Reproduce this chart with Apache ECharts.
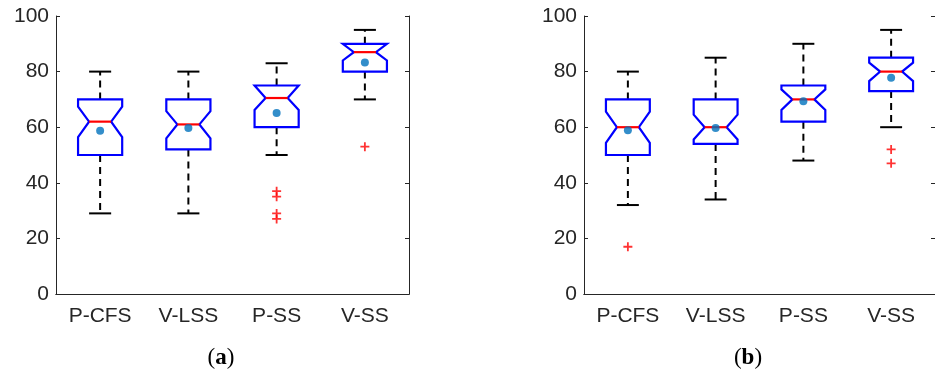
<!DOCTYPE html>
<html>
<head>
<meta charset="utf-8">
<title>Boxplots</title>
<script src="https://cdn.jsdelivr.net/npm/echarts@6/dist/echarts.min.js"></script>
<style>
  html, body { margin: 0; padding: 0; background: #fff; }
  #chart { width: 935px; height: 372px; }
</style>
</head>
<body>
<div id="chart"></div>
<script>
// categories
const categories = ["P-CFS", "V-LSS", "P-SS", "V-SS"];
const yTicks = [0, 20, 40, 60, 80, 100];

// panel (a)
const aWhiskerLow = [29, 29, 50, 70];
const aQ1 = [50, 52, 60, 80];
const aNotchLow = [56.4, 56, 66.2, 84];
const aMedian = [62, 61, 70.5, 87];
const aNotchHigh = [67.4, 65.8, 75, 90];
const aQ3 = [70, 70, 75, 90];
const aWhiskerHigh = [80, 80, 83, 95];
const aMean = [58.7, 59.7, 65.1, 83.3];
const aOutlierCat = ["P-SS", "P-SS", "P-SS", "P-SS", "V-SS"];
const aOutlierVal = [37, 35, 29, 27, 53];

// panel (b)
const bWhiskerLow = [32, 34, 48, 60];
const bQ1 = [50, 54, 62, 73];
const bNotchLow = [54.4, 55.6, 66.2, 76.6];
const bMedian = [60, 60, 70, 80];
const bNotchHigh = [65.6, 64.5, 73.6, 83.2];
const bQ3 = [70, 70, 75, 85];
const bWhiskerHigh = [80, 85, 90, 95];
const bMean = [58.9, 59.7, 69.3, 77.8];
const bOutlierCat = ["P-CFS", "V-SS", "V-SS"];
const bOutlierVal = [17, 52, 47];

const axisColor = "#262626";
const plusPath = "path://M4,0h2v4h4v2h-4v4h-2v-4h-4v-2h4z";

function boxRows(wl, q1, nl, med, nh, q3, wh) {
  return categories.map((c, i) => [i, wl[i], q1[i], nl[i], med[i], nh[i], q3[i], wh[i]]);
}

// notched box + whiskers
function renderBox(params, api) {
  const i = api.value(0);
  const band = api.size([1, 0])[0];
  const hw = band * 0.25;
  const nw = band * 0.125;
  const cw = band * 0.125;
  const y = k => api.coord([i, api.value(k)])[1];
  const x = api.coord([i, 0])[0];
  const yWL = y(1), yQ1 = y(2), yNL = y(3), yMed = y(4), yNH = y(5), yQ3 = y(6), yWH = y(7);
  const dash = { stroke: "#000", lineWidth: 2, lineDash: [7, 5] };
  const solid = { stroke: "#000", lineWidth: 2 };
  return {
    type: "group",
    children: [
      { type: "line", shape: { x1: x, y1: yQ3, x2: x, y2: yWH }, style: dash },
      { type: "line", shape: { x1: x, y1: yQ1, x2: x, y2: yWL }, style: dash },
      { type: "line", shape: { x1: x - cw, y1: yWH, x2: x + cw, y2: yWH }, style: solid },
      { type: "line", shape: { x1: x - cw, y1: yWL, x2: x + cw, y2: yWL }, style: solid },
      {
        type: "polygon",
        shape: {
          points: [
            [x - hw, yQ1], [x - hw, yNL], [x - nw, yMed], [x - hw, yNH], [x - hw, yQ3],
            [x + hw, yQ3], [x + hw, yNH], [x + nw, yMed], [x + hw, yNL], [x + hw, yQ1]
          ]
        },
        style: { fill: "#fff", stroke: "#0000ff", lineWidth: 2.2 }
      },
      { type: "line", shape: { x1: x - nw, y1: yMed, x2: x + nw, y2: yMed }, style: { stroke: "#ff0000", lineWidth: 2.2 } }
    ]
  };
}

function xAxes(gi) {
  const base = {
    gridIndex: gi,
    type: "category",
    data: categories,
    axisLine: { lineStyle: { color: axisColor, width: 1 } },
    axisTick: { alignWithLabel: true, inside: true, length: 4, lineStyle: { color: axisColor } },
    splitLine: { show: false }
  };
  return [
    Object.assign({}, base, {
      position: "bottom",
      axisLabel: { fontSize: 21, color: axisColor, fontFamily: "Liberation Sans", margin: 12 }
    }),
    Object.assign({}, base, { position: "top", axisLabel: { show: false } })
  ];
}

function yAxes(gi) {
  const base = {
    gridIndex: gi,
    type: "value",
    min: yTicks[0],
    max: yTicks[yTicks.length - 1],
    interval: yTicks[1] - yTicks[0],
    axisLine: { show: true, lineStyle: { color: axisColor, width: 1 } },
    axisTick: { show: true, inside: true, length: 4, lineStyle: { color: axisColor } },
    splitLine: { show: false }
  };
  return [
    Object.assign({}, base, {
      position: "left",
      axisLabel: { fontSize: 21, color: axisColor, fontFamily: "Liberation Sans", margin: 7 }
    }),
    Object.assign({}, base, { position: "right", axisLabel: { show: false } })
  ];
}

function panelSeries(xi, yi, rows, mean, outCat, outVal) {
  return [
    {
      type: "custom",
      xAxisIndex: xi,
      yAxisIndex: yi,
      renderItem: renderBox,
      data: rows,
      z: 2
    },
    {
      type: "scatter",
      xAxisIndex: xi,
      yAxisIndex: yi,
      symbol: "circle",
      symbolSize: 8,
      itemStyle: { color: "#0072BD" },
      data: categories.map((c, i) => [c, mean[i]]),
      z: 3
    },
    {
      type: "scatter",
      xAxisIndex: xi,
      yAxisIndex: yi,
      symbol: plusPath,
      symbolSize: 9,
      itemStyle: { color: "#ff0000" },
      data: outCat.map((c, i) => [c, outVal[i]]),
      z: 3
    }
  ];
}

function caption(letter, cx) {
  return {
    type: "text",
    x: cx, y: 358,
    style: {
      text: "{p|(}{b|" + letter + "}{p|)}",
      align: "center", verticalAlign: "middle",
      rich: {
        p: { fontFamily: "Liberation Serif", fontSize: 23, fill: "#000" },
        b: { fontFamily: "Liberation Serif", fontSize: 23, fontWeight: "bold", fill: "#000" }
      }
    }
  };
}

const chart = echarts.init(document.getElementById("chart"));
chart.setOption({
  animation: false,
  grid: [
    { left: 56, top: 16, width: 353, height: 278 },
    { left: 584, top: 16, width: 353, height: 278 }
  ],
  xAxis: xAxes(0).concat(xAxes(1)),
  yAxis: yAxes(0).concat(yAxes(1)),
  series: panelSeries(0, 0, boxRows(aWhiskerLow, aQ1, aNotchLow, aMedian, aNotchHigh, aQ3, aWhiskerHigh), aMean, aOutlierCat, aOutlierVal)
    .concat(panelSeries(2, 2, boxRows(bWhiskerLow, bQ1, bNotchLow, bMedian, bNotchHigh, bQ3, bWhiskerHigh), bMean, bOutlierCat, bOutlierVal)),
  graphic: [caption("a", 221), caption("b", 748)]
});
</script>
</body>
</html>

THE EXERCISE>
From the first line above to the line containing "const aOutlierVal = [37, 35, 29, 27, 53];", repeat each line exactly. Pictures stay out.

ANSWER TO THIS EXERCISE>
Reproduce this chart with Apache ECharts.
<!DOCTYPE html>
<html>
<head>
<meta charset="utf-8">
<title>Boxplots</title>
<script src="https://cdn.jsdelivr.net/npm/echarts@6/dist/echarts.min.js"></script>
<style>
  html, body { margin: 0; padding: 0; background: #fff; }
  #chart { width: 935px; height: 372px; }
</style>
</head>
<body>
<div id="chart"></div>
<script>
// categories
const categories = ["P-CFS", "V-LSS", "P-SS", "V-SS"];
const yTicks = [0, 20, 40, 60, 80, 100];

// panel (a)
const aWhiskerLow = [29, 29, 50, 70];
const aQ1 = [50, 52, 60, 80];
const aNotchLow = [56.4, 56, 66.2, 84];
const aMedian = [62, 61, 70.5, 87];
const aNotchHigh = [67.4, 65.8, 75, 90];
const aQ3 = [70, 70, 75, 90];
const aWhiskerHigh = [80, 80, 83, 95];
const aMean = [58.7, 59.7, 65.1, 83.3];
const aOutlierCat = ["P-SS", "P-SS", "P-SS", "P-SS", "V-SS"];
const aOutlierVal = [37, 35, 29, 27, 53];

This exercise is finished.